LANSING (AP) — The Michigan Department of Transportation gave the gravel industry considerable influence in a state-funded study that found looming shortages in materials used to build highways, potentially undermining the report’s credibility and wasting taxpayers’ money, auditors said Friday.

An investigative audit issued by the state Office of Auditor General also concluded that the agency inappropriately split the study into two separate contracts and did not ensure that the terms were met. Auditors flagged “numerous deficiencies” with the rushed study that cost approximately $100,000, including poor project scoping.

The audit came to similar conclusions as one issued three weeks ago by the Transportation Department. It was done after a complaint was filed in June following a Detroit Free Press report that the Michigan Aggregates Association — a lobbying group for the gravel, sand and crushed stone industries — was behind the commissioning of the study in 2016 and 2017.
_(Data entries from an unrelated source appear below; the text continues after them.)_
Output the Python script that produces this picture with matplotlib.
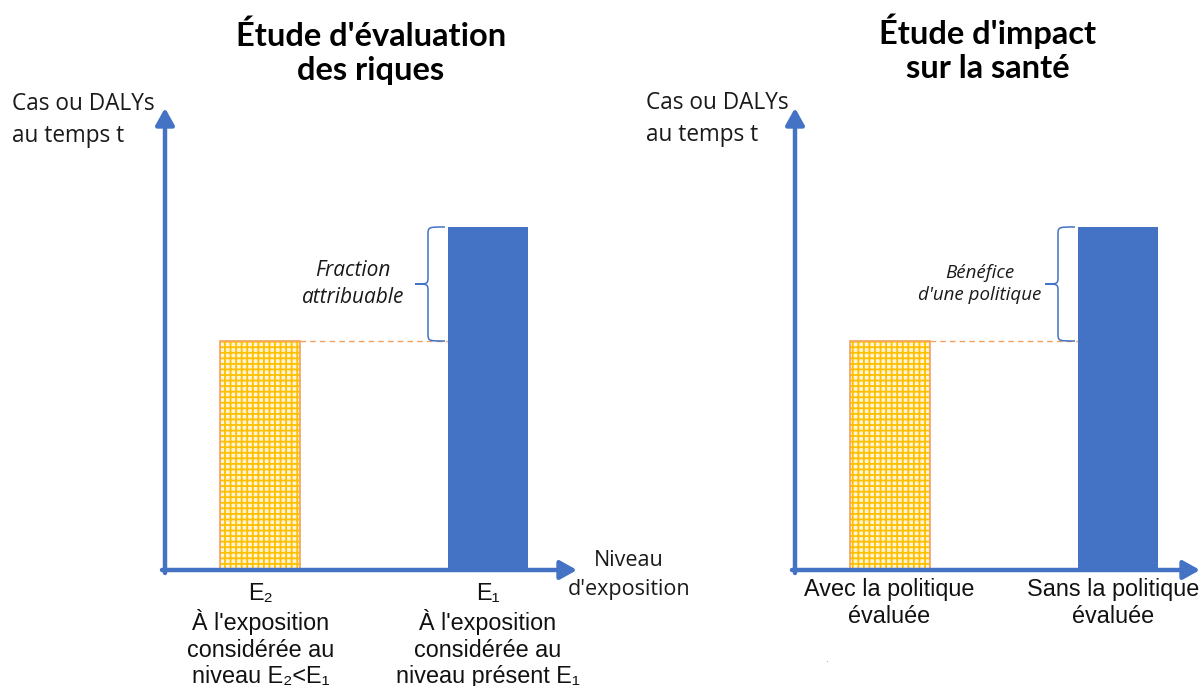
import matplotlib
matplotlib.use('Agg')
import matplotlib.pyplot as plt
from matplotlib.path import Path
from matplotlib.patches import PathPatch

# Data (arbitrary units)
bar_levels = [2.29, 3.43]          # orange (E2 / with policy), blue (E1 / without policy)
titles = ["Étude d'évaluation\ndes riques", "Étude d'impact\nsur la santé"]
brace_labels = ["Fraction\nattribuable", "Bénéfice\nd'une politique"]
left_ticks = ["E\u2082\nÀ l'exposition\nconsidérée au\nniveau E\u2082<E\u2081",
              "E\u2081\nÀ l'exposition\nconsidérée au\nniveau présent E\u2081"]
right_ticks = ["Avec la politique\névaluée", "Sans la politique\névaluée"]
y_label = "Cas ou DALYs\nau temps t"
x_label = "Niveau\nd'exposition"

BLUE = '#4472C4'
ORANGE = '#F4A15E'
YELLOW = '#FFC000'
W, H = 1201, 686

plt.rcParams['hatch.linewidth'] = 1.3
fig = plt.figure(figsize=(W / 100, H / 100), dpi=100)


def px(x, y):
    return x / W, 1 - y / H


def panel(x0, xtip, brace_text, brace_size, brace_x):
    # axes: origin at pixel (x0, 570), 100 px per unit
    ax = fig.add_axes([x0 / W, (H - 570) / H, (xtip - x0) / W, 460 / H])
    ax.set_xlim(0, (xtip - x0) / 100)
    ax.set_ylim(0, 4.6)
    ax.axis('off')
    pos = [0.95, 3.225]
    ax.bar(pos[0], bar_levels[0], width=0.8, color='#FFF4D6', hatch='+++',
           edgecolor=YELLOW, linewidth=0, zorder=2)
    ax.bar(pos[0], bar_levels[0], width=0.8, fill=False, edgecolor=ORANGE,
           linewidth=1.2, zorder=3)
    ax.bar(pos[1], bar_levels[1], width=0.8, color=BLUE, linewidth=0, zorder=2)
    # dashed connector
    ax.plot([pos[0] + 0.4, pos[1] - 0.4], [bar_levels[0]] * 2, color=ORANGE,
            lw=1, dashes=(4, 3), zorder=1)
    # brace
    yt, yb = bar_levels[1], bar_levels[0]
    ym = (yt + yb) / 2
    xs, xe, xtp, r = 2.63, 2.80, 2.50, 0.08
    verts = [(xe, yt), (xs, yt), (xs, yt), (xs, yt - r),
             (xs, ym + r),
             (xs, ym), (xs, ym), (xtp, ym),
             (xs, ym), (xs, ym), (xs, ym - r),
             (xs, yb + r),
             (xs, yb), (xs, yb), (xe, yb)]
    codes = [Path.MOVETO, Path.CURVE4, Path.CURVE4, Path.CURVE4,
             Path.LINETO,
             Path.CURVE4, Path.CURVE4, Path.CURVE4,
             Path.CURVE4, Path.CURVE4, Path.CURVE4,
             Path.LINETO,
             Path.CURVE4, Path.CURVE4, Path.CURVE4]
    ax.add_patch(PathPatch(Path(verts, codes), fill=False, edgecolor=BLUE, lw=1.1))
    ax.text(brace_x, ym, brace_text, ha='center', va='center', style='italic',
            fontsize=brace_size, family='Open Sans', linespacing=1.35, color='#1a1a1a')
    # axes arrows
    arrow = dict(arrowstyle='-|>,head_length=0.5,head_width=0.28', lw=3.2,
                 color=BLUE, shrinkA=0, shrinkB=0, mutation_scale=20)
    ax.annotate('', xy=(0, 4.62), xytext=(0, -0.03), arrowprops=arrow,
                annotation_clip=False)
    ax.annotate('', xy=((xtip - x0) / 100, 0), xytext=(-0.03, 0), arrowprops=arrow,
                annotation_clip=False)
    return ax


panel(165, 577, brace_labels[0], 15, 1.88)
panel(795, 1200, brace_labels[1], 13.5, 1.85)

tfont = dict(family='Lato', fontweight='bold', fontsize=23.5, ha='center', va='center',
             linespacing=1.2)
fig.text(*px(371, 53), titles[0], **tfont)
fig.text(*px(988, 48), titles[1], **tfont)

lfont = dict(family='Open Sans', fontsize=16.3, va='center', linespacing=1.45, color='#1a1a1a')
fig.text(*px(12, 120), y_label, ha='left', **lfont)
fig.text(*px(646, 119), y_label, ha='left', **lfont)
fig.text(*px(629, 575), x_label, ha='center', fontsize=15.5,
         **{k: v for k, v in lfont.items() if k != 'fontsize'})

bfont = dict(family=['Liberation Sans', 'DejaVu Sans'], fontsize=16.8, ha='center',
             va='top', linespacing=1.2, color='#111111')
fig.text(*px(261, 582), left_ticks[0], **bfont)
fig.text(*px(488, 582), left_ticks[1], **bfont)
fig.text(*px(889, 578), right_ticks[0], **bfont)
fig.text(*px(1113, 578), right_ticks[1], **bfont)
fig.text(*px(826, 659), '.', ha='center', va='center', fontsize=6, color='#666666')

fig.savefig('out.png', dpi=100)
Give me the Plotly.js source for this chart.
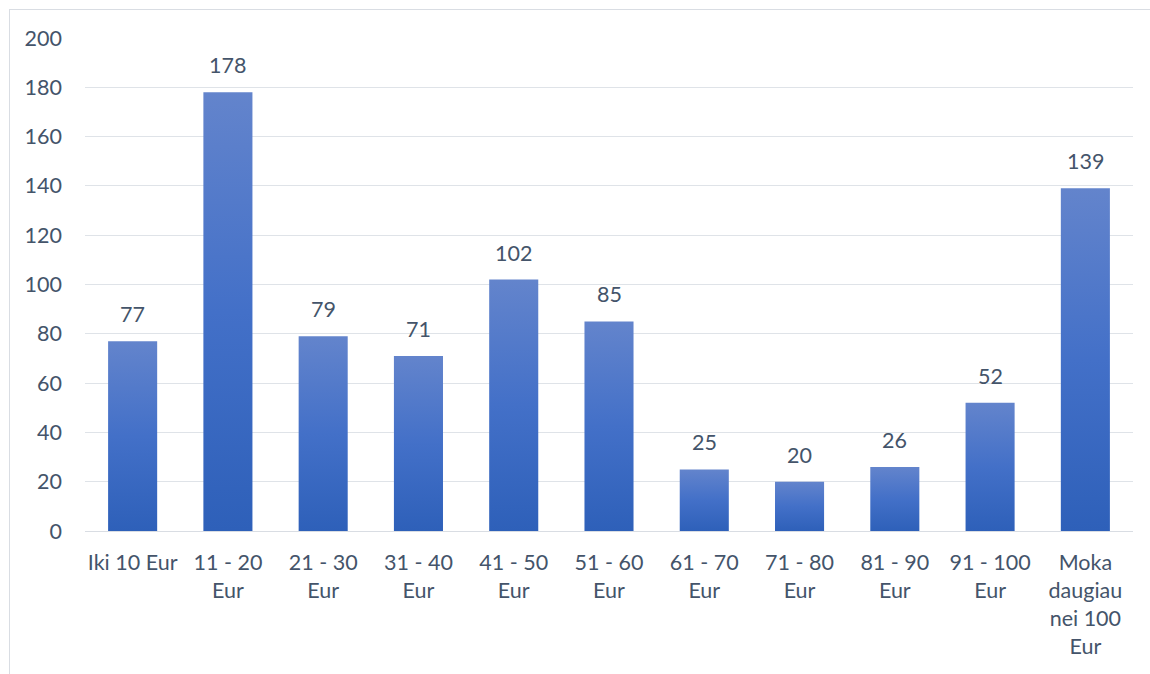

Needham has cited the report in legislative testimony about road building and to push legislation, which died last year, to restrict local governments’ ability to deny mining permits. The industry has been frustrated by local “not-in-my-backyard” fights against mining operations that could lower construction costs.

The latest audit included a review of emails and other documents indicating that former Transportation director Kirk Steudle communicated with several industry officials about the aggregates supply in Michigan and related issues, and ordered staff to involve an “industry stakeholder” in a market study — Michigan Aggregates Association President Doug Needham, according to the Free Press.

“MDOT allowed industry stakeholders considerable influence in the commissioning and scoping of the study,” the audit said. “This may have undermined the study’s credibility and usefulness to MDOT and policymakers because of the industry stakeholders’ previously disclosed position in favor of expanding permitted mining for aggregates in local communities.”

The audit said department employees were aware that dividing the study into two phases was inappropriate.